Thursday saw the Spot Gold Price in Dollars complete its 9th quarterly gain in succession – the longest run since 1979 according to Bloomberg data.
Faber said the number of people owning gold is much lower than many believe.
"Calm down about everybody being long precious metals" he told the Bloomberg anchors. More people have already sold their gold than have increased their position.
"I don't think gold is in a bubble," he stressed.
In fact, "gold is very cheap in comparison to the money and the credit that has been created and in comparison to the size of financial assets in the world," Faber added.
The price of gold slumped 1.4% lunchtime Friday in London, falling back from its highest-ever monthly close as the Dollar jumped on news of stronger-than-expected US jobs hiring in March.

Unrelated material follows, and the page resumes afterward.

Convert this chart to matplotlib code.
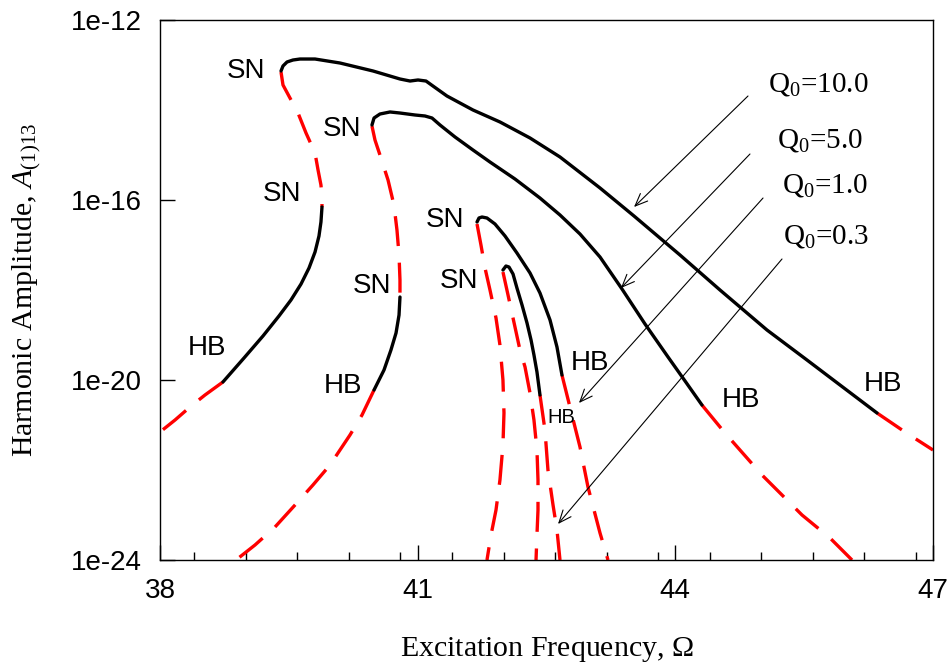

"What we have to see now is how gold fares in an environment of rising interest rates, where holding a non-yielding asset goes against you," reckons RBS commodity strategist Nick Moore, speaking to Reuters.
Note: Dr Marc Faber was born in Zurich, Switzerland. He went to school in Geneva and Zurich and finished high school with the Matura. He studied Economics at the University of Zurich and, at the age of 24, obtained a PhD in Economics. Between 1970 and 1978, Dr Faber worked for White Weld & Co in New York, Zurich and Hong Kong.
Since 1973, he has lived in Asia. From 1978 to February 1990, he was the Managing Director of Drexel Burnham Lambert (HK). In June 1990, he set up his own business which acts as an investment advisor and fund manager.
In 2000 Faber decided to spend more time writing his newsletters as well as growing his advisory business. He moved back to his home in Chiang Mai, Thailand, maintaining only a small administrative office in Hong Kong.